From: <jrmt@almas.co.jp>
Date: Tue, 4 Aug 2015 05:04:13 +0900
To: "'Richard Wordingham'" <richard.wordingham@ntlworld.com>, <public-i18n-mongolian@w3.org>
Cc: <public-i18n-mongolian@w3.org>
Message-ID: <000901d0ce27$91eab970$b5c02c50$@almas.co.jp>

Dear Mr. Richard,

> What is needed is some sort of folding, in the same way as Google ignores the difference between 
> upper and lower cases and often ignores diacritics.  As a first approximation one should ignore the 
> differences A v. E, O v. U, and OE v. UE.  Possibly O and OE should also be folded; 
> that is where it becomes complicated.  
> Several consonant pairs should also be folded, though a proper design may be complicated.
Yes. The folding is the solution for searching. We are utilizing this method in our local search and 
in our dictionary based Input method to help and correct the user's input. 
But the public search engine still not come to this level yet, this is our future task to ask public 
search engine to handle the search problem.

The following is our folding list.

1. A v. E,
2. O v U
3. UE v. UE (first syllable)
4. O v. U v. OE v. UE (medial and final from)
5. I v. Y     - ( medial form is the UCS rule's new addition )
6. J v. Y (Initial)
7. O U OE UE v. W (medial, final) - the UCS's new addition
8. HE v. GE, HI v. GI, HOE v. GOE, HUE v. GUE
9. TA v. DA
10 EE v. WA  - (the UCS's new addition)
11 KA v. KHA - (the UCS's new addition)
12. HAA v. ZHI (medial and final)


-----Original Message-----
From: Richard Wordingham [mailto:richard.wordingham@ntlworld.com] 
Sent: Tuesday, August 4, 2015 3:07 AM
To: public-i18n-mongolian@w3.org
Cc: public-i18n-mongolian@w3.org
Subject: Searching (was: FVS Assignment MisMatch)

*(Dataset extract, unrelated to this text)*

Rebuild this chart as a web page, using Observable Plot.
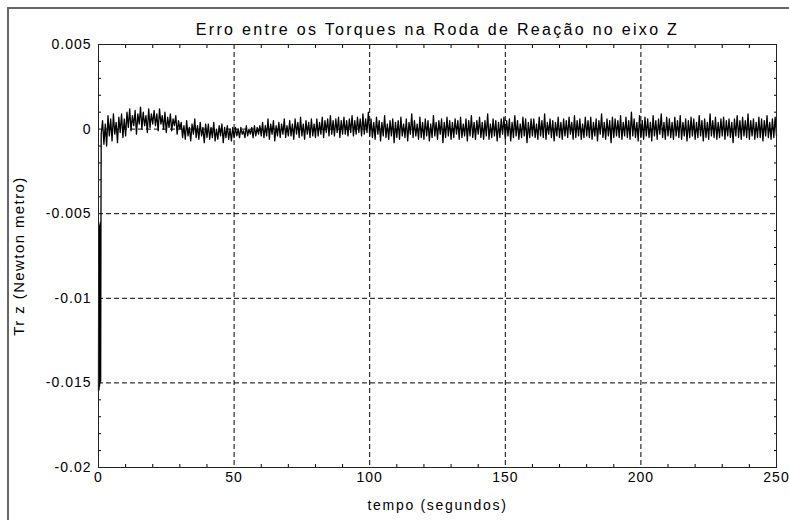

On Mon, 3 Aug 2015 08:16:26 +0900
<jrmt@almas.co.jp> wrote:

> Dear Mr. Richard
> 
> > Is that true?  There may be more than two spellings that look the 
> > same, but do they *sound* the same? As I understand it, the 
> > Mongolian encoding represents sounds as well as appearance.  Are 
> > Mongolian dictionaries sorted according to sound or according to 
> > visual form?
> Yes you are right. They are sound different, the dictionary list the 
> words in their *sound*. But most of the Mongolian people can not 
> exactly distinguish which word is which. Even the linguistic expert 
> make mistake without dictionary. But some times dictionary, listed 
> them in different position, according to the authors point of view.
> For this reason, the text existing in public, remains so many wrong 
> spelled words. When people read them, it is no problem, but when we 
> search in the Google, we have to search each possible spelling. For 
> example, we will search the word Mongolian ᠮᠣᠩᠭᠤᠯ  at least four 
> times.

What is needed is some sort of folding, in the same way as Google ignores the difference between upper and lower cases and often ignores diacritics.  As a first approximation one should ignore the differences A v. E, O v. U, and OE v. UE.  Possibly O and OE should also be folded; that is where it becomes complicated.  Several consonant pairs should also be folded, though a proper design may be complicated.

Richard.

Received on Monday, 3 August 2015 20:04:38 UTC